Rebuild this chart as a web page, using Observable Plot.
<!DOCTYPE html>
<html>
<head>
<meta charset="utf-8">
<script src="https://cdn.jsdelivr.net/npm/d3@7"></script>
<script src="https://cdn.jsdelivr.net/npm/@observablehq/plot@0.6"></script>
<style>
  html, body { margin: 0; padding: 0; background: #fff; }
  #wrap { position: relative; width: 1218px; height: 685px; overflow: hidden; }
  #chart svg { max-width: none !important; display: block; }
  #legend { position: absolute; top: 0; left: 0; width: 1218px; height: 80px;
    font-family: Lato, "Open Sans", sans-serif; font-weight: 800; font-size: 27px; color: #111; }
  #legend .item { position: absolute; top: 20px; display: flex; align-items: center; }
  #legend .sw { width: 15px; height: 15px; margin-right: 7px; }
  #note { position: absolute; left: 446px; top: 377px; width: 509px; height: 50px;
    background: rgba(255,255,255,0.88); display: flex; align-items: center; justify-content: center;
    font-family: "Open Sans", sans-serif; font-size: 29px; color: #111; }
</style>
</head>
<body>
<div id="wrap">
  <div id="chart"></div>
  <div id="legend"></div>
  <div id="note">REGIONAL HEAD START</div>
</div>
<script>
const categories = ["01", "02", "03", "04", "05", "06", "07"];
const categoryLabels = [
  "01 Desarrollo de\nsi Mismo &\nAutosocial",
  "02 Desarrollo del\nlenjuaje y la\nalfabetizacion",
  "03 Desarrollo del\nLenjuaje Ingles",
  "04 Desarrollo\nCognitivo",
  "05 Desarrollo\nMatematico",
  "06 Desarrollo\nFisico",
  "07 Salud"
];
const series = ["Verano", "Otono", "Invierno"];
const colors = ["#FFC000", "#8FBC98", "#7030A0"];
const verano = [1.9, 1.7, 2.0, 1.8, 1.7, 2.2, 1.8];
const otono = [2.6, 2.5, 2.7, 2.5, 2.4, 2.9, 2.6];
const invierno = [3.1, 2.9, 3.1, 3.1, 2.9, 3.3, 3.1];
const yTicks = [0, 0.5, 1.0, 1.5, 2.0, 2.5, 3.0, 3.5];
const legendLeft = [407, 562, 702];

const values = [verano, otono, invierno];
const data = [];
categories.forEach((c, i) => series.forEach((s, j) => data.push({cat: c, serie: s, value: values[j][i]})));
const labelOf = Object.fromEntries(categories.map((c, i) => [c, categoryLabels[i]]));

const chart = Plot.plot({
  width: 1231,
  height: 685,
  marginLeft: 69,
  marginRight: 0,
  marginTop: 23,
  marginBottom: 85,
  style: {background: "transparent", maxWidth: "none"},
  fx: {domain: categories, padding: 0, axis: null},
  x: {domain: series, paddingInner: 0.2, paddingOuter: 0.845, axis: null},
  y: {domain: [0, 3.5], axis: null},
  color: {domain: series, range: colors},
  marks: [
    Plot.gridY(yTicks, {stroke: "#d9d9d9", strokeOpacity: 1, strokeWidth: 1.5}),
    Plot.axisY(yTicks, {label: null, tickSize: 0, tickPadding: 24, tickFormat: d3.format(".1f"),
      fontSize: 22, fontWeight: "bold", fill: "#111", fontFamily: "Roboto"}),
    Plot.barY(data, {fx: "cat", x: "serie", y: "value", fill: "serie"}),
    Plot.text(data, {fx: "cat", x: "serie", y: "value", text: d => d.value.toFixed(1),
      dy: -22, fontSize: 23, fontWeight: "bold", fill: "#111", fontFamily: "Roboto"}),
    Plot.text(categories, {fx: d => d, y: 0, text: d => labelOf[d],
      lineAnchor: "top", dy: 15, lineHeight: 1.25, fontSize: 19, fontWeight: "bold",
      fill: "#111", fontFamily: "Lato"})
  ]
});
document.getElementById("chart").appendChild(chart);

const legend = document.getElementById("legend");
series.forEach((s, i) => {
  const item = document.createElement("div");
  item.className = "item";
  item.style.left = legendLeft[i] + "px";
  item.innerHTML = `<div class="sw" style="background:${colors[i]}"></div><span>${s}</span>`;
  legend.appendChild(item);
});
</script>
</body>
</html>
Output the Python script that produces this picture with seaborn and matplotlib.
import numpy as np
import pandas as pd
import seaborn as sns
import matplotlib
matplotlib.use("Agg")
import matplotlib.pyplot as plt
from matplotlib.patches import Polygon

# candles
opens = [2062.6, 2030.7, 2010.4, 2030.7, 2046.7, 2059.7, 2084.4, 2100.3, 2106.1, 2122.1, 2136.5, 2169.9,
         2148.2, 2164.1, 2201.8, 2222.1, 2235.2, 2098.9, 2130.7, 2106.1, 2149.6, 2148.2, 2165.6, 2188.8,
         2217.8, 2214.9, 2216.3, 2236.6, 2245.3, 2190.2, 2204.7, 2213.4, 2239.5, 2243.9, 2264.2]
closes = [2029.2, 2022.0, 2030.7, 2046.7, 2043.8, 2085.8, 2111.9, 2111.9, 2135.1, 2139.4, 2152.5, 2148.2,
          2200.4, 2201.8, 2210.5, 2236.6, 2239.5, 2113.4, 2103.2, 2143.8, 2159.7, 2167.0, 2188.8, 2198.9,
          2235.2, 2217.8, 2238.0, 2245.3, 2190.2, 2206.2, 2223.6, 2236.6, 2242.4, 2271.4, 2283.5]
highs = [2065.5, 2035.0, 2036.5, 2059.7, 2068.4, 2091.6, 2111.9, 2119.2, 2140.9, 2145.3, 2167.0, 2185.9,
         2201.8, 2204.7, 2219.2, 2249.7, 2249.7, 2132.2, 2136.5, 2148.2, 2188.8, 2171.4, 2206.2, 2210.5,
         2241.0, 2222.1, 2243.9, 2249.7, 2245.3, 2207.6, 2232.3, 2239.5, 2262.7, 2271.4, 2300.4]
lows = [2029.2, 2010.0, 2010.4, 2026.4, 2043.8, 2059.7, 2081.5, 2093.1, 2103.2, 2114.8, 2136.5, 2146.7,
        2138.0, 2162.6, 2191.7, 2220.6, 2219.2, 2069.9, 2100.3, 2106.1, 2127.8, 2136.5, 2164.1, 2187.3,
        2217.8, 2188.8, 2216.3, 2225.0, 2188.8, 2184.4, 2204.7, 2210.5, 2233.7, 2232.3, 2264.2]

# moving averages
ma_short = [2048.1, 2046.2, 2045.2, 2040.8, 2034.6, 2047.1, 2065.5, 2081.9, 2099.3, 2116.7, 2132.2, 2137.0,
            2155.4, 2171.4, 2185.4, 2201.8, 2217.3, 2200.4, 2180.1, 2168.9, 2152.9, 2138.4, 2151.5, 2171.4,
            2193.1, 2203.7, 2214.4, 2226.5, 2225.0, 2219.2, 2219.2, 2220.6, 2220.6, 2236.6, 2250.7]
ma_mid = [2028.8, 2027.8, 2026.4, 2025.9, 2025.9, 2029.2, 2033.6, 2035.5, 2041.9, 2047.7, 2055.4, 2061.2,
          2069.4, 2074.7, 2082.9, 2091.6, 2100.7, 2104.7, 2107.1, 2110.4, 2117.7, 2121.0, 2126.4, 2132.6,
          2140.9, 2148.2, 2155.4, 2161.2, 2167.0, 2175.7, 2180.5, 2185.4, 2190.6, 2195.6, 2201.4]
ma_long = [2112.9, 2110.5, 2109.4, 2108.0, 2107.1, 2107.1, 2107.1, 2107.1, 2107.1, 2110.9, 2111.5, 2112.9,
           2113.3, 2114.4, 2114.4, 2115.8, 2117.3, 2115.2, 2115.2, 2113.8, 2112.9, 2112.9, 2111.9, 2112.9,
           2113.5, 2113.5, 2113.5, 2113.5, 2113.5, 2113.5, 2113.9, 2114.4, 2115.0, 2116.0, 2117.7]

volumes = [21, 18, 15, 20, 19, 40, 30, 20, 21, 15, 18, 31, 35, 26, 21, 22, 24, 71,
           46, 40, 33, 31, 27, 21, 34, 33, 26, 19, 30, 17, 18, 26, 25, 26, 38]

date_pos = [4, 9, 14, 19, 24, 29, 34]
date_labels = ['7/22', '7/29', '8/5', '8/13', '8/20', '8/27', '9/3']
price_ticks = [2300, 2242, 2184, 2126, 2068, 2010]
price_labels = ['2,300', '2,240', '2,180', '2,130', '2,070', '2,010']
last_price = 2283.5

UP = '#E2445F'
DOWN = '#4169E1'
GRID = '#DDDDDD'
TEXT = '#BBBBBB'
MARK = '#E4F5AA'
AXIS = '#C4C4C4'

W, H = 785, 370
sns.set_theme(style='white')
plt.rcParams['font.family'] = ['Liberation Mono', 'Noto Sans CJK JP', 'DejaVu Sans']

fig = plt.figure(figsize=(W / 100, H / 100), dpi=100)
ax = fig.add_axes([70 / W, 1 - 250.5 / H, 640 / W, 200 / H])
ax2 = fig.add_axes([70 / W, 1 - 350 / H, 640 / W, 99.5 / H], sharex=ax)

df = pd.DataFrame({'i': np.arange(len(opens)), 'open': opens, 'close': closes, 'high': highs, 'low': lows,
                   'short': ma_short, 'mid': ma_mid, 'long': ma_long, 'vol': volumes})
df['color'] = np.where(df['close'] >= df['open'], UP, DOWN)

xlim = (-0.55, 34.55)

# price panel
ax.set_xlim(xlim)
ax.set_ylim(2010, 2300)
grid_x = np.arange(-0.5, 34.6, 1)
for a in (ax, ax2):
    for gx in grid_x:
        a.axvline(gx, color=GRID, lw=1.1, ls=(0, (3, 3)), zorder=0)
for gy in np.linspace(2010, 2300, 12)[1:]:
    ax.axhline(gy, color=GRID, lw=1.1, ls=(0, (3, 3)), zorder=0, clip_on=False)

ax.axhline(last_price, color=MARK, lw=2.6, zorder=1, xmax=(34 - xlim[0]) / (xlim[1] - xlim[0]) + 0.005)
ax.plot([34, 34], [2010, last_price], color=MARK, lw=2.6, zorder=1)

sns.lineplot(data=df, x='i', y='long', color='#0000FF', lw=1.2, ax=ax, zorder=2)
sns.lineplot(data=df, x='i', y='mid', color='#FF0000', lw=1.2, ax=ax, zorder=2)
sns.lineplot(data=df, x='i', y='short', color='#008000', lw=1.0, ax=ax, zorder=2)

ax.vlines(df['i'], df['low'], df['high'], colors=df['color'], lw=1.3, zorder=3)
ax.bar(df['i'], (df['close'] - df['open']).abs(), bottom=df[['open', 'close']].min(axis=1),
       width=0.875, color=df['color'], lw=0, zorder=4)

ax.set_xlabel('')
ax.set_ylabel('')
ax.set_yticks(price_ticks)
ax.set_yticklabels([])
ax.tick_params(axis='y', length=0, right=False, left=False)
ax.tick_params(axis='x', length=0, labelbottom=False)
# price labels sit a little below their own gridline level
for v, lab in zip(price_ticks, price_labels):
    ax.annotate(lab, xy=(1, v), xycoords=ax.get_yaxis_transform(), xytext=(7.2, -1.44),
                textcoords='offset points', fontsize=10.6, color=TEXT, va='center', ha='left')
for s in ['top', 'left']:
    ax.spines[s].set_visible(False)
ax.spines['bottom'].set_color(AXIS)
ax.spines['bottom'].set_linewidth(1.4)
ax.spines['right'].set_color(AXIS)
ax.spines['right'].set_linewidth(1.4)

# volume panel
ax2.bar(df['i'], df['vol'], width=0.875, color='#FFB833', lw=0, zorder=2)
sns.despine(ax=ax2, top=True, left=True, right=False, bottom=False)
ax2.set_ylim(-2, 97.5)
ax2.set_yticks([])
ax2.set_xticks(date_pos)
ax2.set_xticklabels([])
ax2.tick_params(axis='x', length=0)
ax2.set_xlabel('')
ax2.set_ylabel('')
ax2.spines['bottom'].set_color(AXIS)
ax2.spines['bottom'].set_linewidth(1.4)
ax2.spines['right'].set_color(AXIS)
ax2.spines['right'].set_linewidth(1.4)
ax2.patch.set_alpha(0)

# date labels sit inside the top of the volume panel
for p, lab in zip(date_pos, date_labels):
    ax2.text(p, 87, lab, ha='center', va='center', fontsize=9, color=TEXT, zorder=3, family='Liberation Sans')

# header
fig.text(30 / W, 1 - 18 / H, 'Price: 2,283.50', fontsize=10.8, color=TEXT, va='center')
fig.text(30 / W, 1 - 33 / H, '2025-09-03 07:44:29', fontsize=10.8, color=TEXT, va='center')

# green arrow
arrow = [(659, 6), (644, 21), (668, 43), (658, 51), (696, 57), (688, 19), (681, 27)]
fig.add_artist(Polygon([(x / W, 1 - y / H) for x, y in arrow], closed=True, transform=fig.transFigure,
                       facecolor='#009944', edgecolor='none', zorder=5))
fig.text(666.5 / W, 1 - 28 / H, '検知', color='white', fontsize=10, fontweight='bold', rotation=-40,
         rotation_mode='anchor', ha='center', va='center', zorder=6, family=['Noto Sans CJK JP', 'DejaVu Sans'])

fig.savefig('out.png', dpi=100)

[GIVEN PROBLEM]
Count the lines in the records above that contain the word "matplotlib", and give only the number.

[FULL ANSWER]
5